Condono fiscale: il perché dello scontro M5S-Lega
Di Maio contesta alcune misure che favorirebbero il riciclaggio e che sarebbero state inserite nel decreto a sua insaputa
Si tinge decisamente di giallo il percorso di approvazione del decreto legge sul condono fiscale, con tanto di accuse di manipolazione da parte del vicepremier Luigi Di Maio che minaccia addirittura di presentare un esposto alla procura.
Il M5S denuncia infatti di aver dato il proprio assenso a un testo di legge che invece poi sarebbe stato modificato e inviato in questa nuova versione al presidente della Repubblica. In effetti dal Quirinale si sono affettati a far sapere di non aver ricevuto nessun documento, ma il “mistero” sulla presunta manipolazione del testo originale resta intatto.
E, neanche tanto velatamente, i grillini fanno ricadere la colpa sulla Lega, che per bocca del proprio leader Matteo Salvini, ha tempestivamente rigettato l’accusa, dichiarando la propria “serietà” politica.
Insomma, uno scontro in piena regola tra alleati di governo, la cui soluzione ora è nelle mani del presidente del Consiglio Giuseppe Conte, che ha annunciato di voler rivedere, articolo per articolo, tutto il decreto, prima di inviarlo, questa volta per davvero, al Capo dello Stato.
Ma cerchiamo di capire quali sono le misure contenute nel provvedimento in questione che hanno aperto il conflitto tra Lega e Cinquestelle.
La norma incriminata
A scatenare le ire del M5S, e in particolare del suo leader Di Maio, è stato l’articolo 9 della bozza di decreto legge sul condono.

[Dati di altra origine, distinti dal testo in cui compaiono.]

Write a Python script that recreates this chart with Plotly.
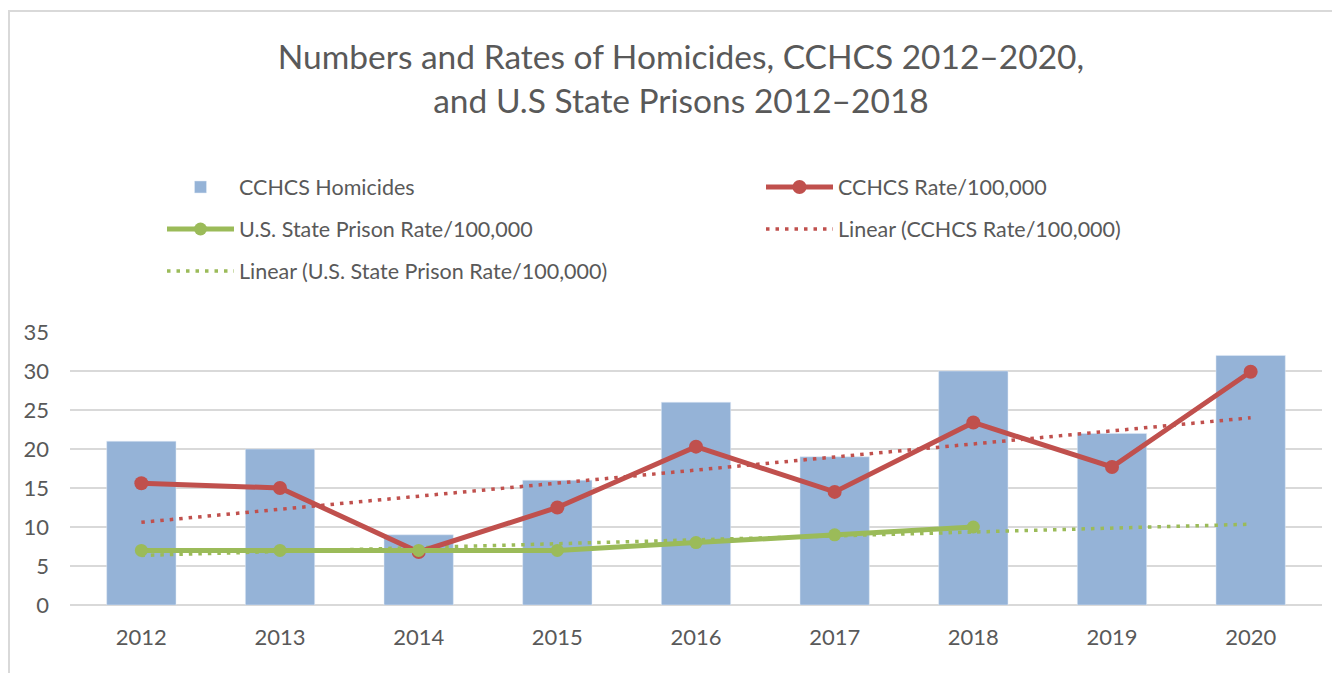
import numpy as np
import plotly.graph_objects as go

years = ["2012", "2013", "2014", "2015", "2016", "2017", "2018", "2019", "2020"]
homicides = [21, 20, 9, 16, 26, 19, 30, 22, 32]
cchcs_rate = [15.6, 15.0, 6.8, 12.5, 20.3, 14.5, 23.4, 17.7, 29.9]
us_years = ["2012", "2013", "2014", "2015", "2016", "2017", "2018"]
us_rate = [7, 7, 7, 7, 8, 9, 10]

BAR = "#95B3D7"
RED = "#C0504D"
GREEN = "#9BBB59"
GREY = "#595959"
FONT = "Lato, 'Open Sans', sans-serif"

# Linear trendlines (least squares, like Excel), green one forecast to 2020
xi = np.arange(len(years))
m1, b1 = np.polyfit(xi, cchcs_rate, 1)
trend_cchcs = list(m1 * xi + b1)
xu = np.arange(len(us_years))
m2, b2 = np.polyfit(xu, us_rate, 1)
trend_us = list(m2 * xi + b2)

DOT = "3.5px,6px"

fig = go.Figure()
fig.add_trace(go.Bar(x=years, y=homicides, name="CCHCS Homicides", marker_color=BAR,
                     width=0.5, legend="legend", showlegend=True))
fig.add_trace(go.Scatter(x=years, y=trend_cchcs, mode="lines", name="Linear (CCHCS Rate/100,000)",
                         line=dict(color=RED, width=3.5, dash=DOT), legend="legend4", showlegend=True))
fig.add_trace(go.Scatter(x=years, y=trend_us, mode="lines", name="Linear (U.S. State Prison Rate/100,000)",
                         line=dict(color=GREEN, width=3.5, dash=DOT), legend="legend5", showlegend=True))
fig.add_trace(go.Scatter(x=years, y=cchcs_rate, mode="lines+markers", name="CCHCS Rate/100,000",
                         line=dict(color=RED, width=5), marker=dict(size=14, color=RED),
                         legend="legend2", showlegend=True))
fig.add_trace(go.Scatter(x=us_years, y=us_rate, mode="lines+markers", name="U.S. State Prison Rate/100,000",
                         line=dict(color=GREEN, width=5), marker=dict(size=13, color=GREEN),
                         legend="legend3", showlegend=True))

# page has an 8px body margin; figure coords = page coords - 8
OFF = 8
W, H = 1340 - OFF, 673 - OFF
L = 70 - OFF
R = W - (1322 - OFF)
T = 332 - OFF
B = H - (605 - OFF)
pw, ph = W - L - R, H - T - B

def px_x(p):
    return (p - OFF - L) / pw

def px_y(p):
    return (H - B - (p - OFF)) / ph

leg_font = dict(family=FONT, size=21.5, color=GREY)
def leg(xp, yp):
    return dict(x=px_x(xp), y=px_y(yp), xanchor="left", yanchor="middle",
                font=leg_font, bgcolor="rgba(0,0,0,0)", itemwidth=67)

tickfont = dict(family=FONT, size=22, color=GREY)

fig.update_layout(
    width=W, height=H,
    margin=dict(l=L, r=R, t=T, b=B),
    paper_bgcolor="white", plot_bgcolor="white",
    font=dict(family=FONT, color=GREY),
    showlegend=True,
    title=dict(text="Numbers and Rates of Homicides, CCHCS 2012–2020,<br>and U.S State Prisons 2012–2018",
               x=(681 - OFF) / W, xanchor="center", y=1 - (69 - OFF) / H, yanchor="middle",
               font=dict(family=FONT, size=33.5, color=GREY)),
    legend=leg(162, 187),
    legend2=leg(761, 187),
    legend3=leg(162, 229),
    legend4=leg(761, 229),
    legend5=leg(162, 271),
    xaxis=dict(type="category", showgrid=False, showline=False, ticks="",
               tickfont=tickfont, ticklabelstandoff=17),
    yaxis=dict(range=[0, 35], dtick=5, showgrid=True, gridcolor="#D9D9D9", gridwidth=1.5,
               zeroline=True, zerolinecolor="#D9D9D9", zerolinewidth=1.5, showline=False, ticks="",
               tickfont=tickfont, ticklabelstandoff=20),
    shapes=[dict(type="rect", xref="paper", yref="paper",
                 x0=px_x(9), x1=px_x(1400), y0=px_y(720), y1=px_y(11),
                 line=dict(color="#D9D9D9", width=2), fillcolor="rgba(0,0,0,0)", layer="below")],
)

fig.write_html("out.html")
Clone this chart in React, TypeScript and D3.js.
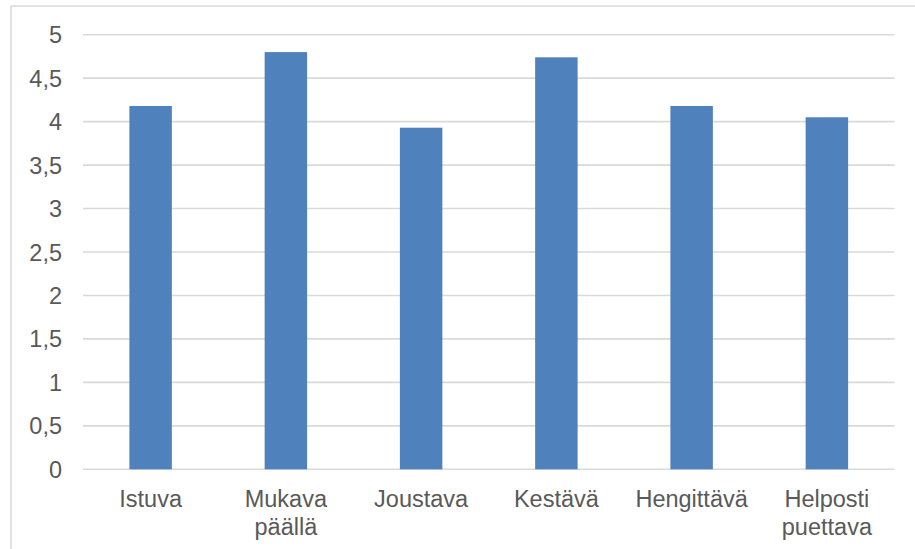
import React from "react";
import * as d3 from "d3";

const categories: string[][] = [
  ["Istuva"],
  ["Mukava", "päällä"],
  ["Joustava"],
  ["Kestävä"],
  ["Hengittävä"],
  ["Helposti", "puettava"],
];
const values: number[] = [4.18, 4.8, 3.93, 4.74, 4.18, 4.05];
const yTicks: number[] = [0, 0.5, 1, 1.5, 2, 2.5, 3, 3.5, 4, 4.5, 5];
const yTickLabels: string[] = ["0", "0,5", "1", "1,5", "2", "2,5", "3", "3,5", "4", "4,5", "5"];

const W = 915;
const H = 549;
const left = 83;
const right = 894.5;
const top = 34.7;
const bottom = 469.3;
const FONT = "'Liberation Sans', Arial, sans-serif";
const TEXT = "#595959";
const GRID = "#d9d9d9";
const BAR = "#4f81bd";

export default function App() {
  const x = d3
    .scaleBand<number>()
    .domain(d3.range(categories.length))
    .range([left, right])
    .paddingInner(0.686)
    .paddingOuter(0.343);
  const y = d3.scaleLinear().domain([0, 5]).range([bottom, top]);

  return (
    <div style={{ position: "fixed", left: 0, top: 0, width: W, height: H, background: "#fff" }}>
      <svg width={W} height={H} style={{ display: "block" }}>
        <rect x={0} y={0} width={W} height={H} fill="#fff" />
        {/* chart border */}
        <line x1={11} y1={6} x2={W + 5} y2={6} stroke={GRID} strokeWidth={1.5} />
        <line x1={11} y1={6} x2={11} y2={H + 5} stroke={GRID} strokeWidth={1.5} />
        {/* gridlines */}
        {yTicks.map((t) => (
          <line
            key={"g" + t}
            x1={left}
            x2={right}
            y1={y(t)}
            y2={y(t)}
            stroke={GRID}
            strokeWidth={1.6}
          />
        ))}
        {/* y labels */}
        {yTicks.map((t, i) => (
          <text
            key={"yl" + t}
            x={62}
            y={y(t) + 8.5}
            textAnchor="end"
            fontFamily={FONT}
            fontSize={23.5}
            fill={TEXT}
          >
            {yTickLabels[i]}
          </text>
        ))}
        {/* bars */}
        {values.map((v, i) => (
          <rect
            key={"b" + i}
            x={x(i)!}
            y={y(v)}
            width={x.bandwidth()}
            height={y(0) - y(v)}
            fill={BAR}
          />
        ))}
        {/* x labels */}
        {categories.map((lines, i) => (
          <text
            key={"xl" + i}
            x={x(i)! + x.bandwidth() / 2}
            y={bottom + 37.4}
            textAnchor="middle"
            fontFamily={FONT}
            fontSize={23.5}
            fill={TEXT}
          >
            {lines.map((l, j) => (
              <tspan key={j} x={x(i)! + x.bandwidth() / 2} dy={j === 0 ? 0 : 27.8}>
                {l}
              </tspan>
            ))}
          </text>
        ))}
      </svg>
    </div>
  );
}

In un suo passaggio, del quale Di Maio sostiene appunto di non essere stato a conoscenza prima, si prevede che si possano sanare attraverso il meccanismo della pace fiscale (pagando il 20% del dovuto, senza sanzioni e interessi) anche due imposte che riguardano proprietà e attività fiscali extra-confine, Ivie e Ivafe, rispettivamente l'imposta sul valore degli immobili situati all'estero e l'imposta sul valore delle attività finanziare detenute all'estero.
Insomma, una sorta di provvedimento ibrido, una via di mezzo tra uno scudo fiscale, sulla scia dello scudo di tremontiana memoria, e una voluntary disclosure vera e propria.
Le accuse di DiMaio
La norma sopra citata ha dunque fatto saltare sulla sedia, o meglio sulla poltrona, Di Maio il quale, ospite del programma televisivo Porta a Porta, ha affermato: “Nel testo che è arrivato al Quirinale c’è lo scudo fiscale per i capitali all’estero. E c'è la non punibilità per chi evade. Noi non scudiamo capitali di corrotti e di mafiosi. E non era questo il testo uscito dal Consiglio dei ministri. Io questo testo non lo firmo e non andrà al Parlamento”.
Il tutto in risposta a chi, dopo aver letto nel dettaglio il decreto, aveva subito accusato il governo di aver costruito una legge per favorire il riciclaggio di denaro sporco.
Le possibili via d’uscite
Ora, come detto, il testo del decreto è tornato sul tavolo del premier Conte per essere rivisto. Difficile immaginare quale sarà la possibile soluzione. Per un verso ci potrebbe essere un totale stralcio delle norme incriminate.
D’altro canto, rifacendosi a passate esperienze, si può ricordare che le due imposte incriminate, Ivie e Ivafe, si potevano già regolarizzare negli anni scorsi, sfruttando appunto i benefici della voluntary disclosure, che però si rivolgeva a diverse altre tipologie di capitali detenuti illegalmente all'estero e prevedeva il pagamento di tutto il dovuto con sanzioni e interessi ridotti.
Nel caso del decreto sulla pace fiscale invece si tratterebbe di integrare una dichiarazione già effettuata senza far emergere immobili o capitali che fino a questo momento siano inesistenti per il fisco. Insomma, sarà dura per Conte trovare la quadra. Staremo a vedere.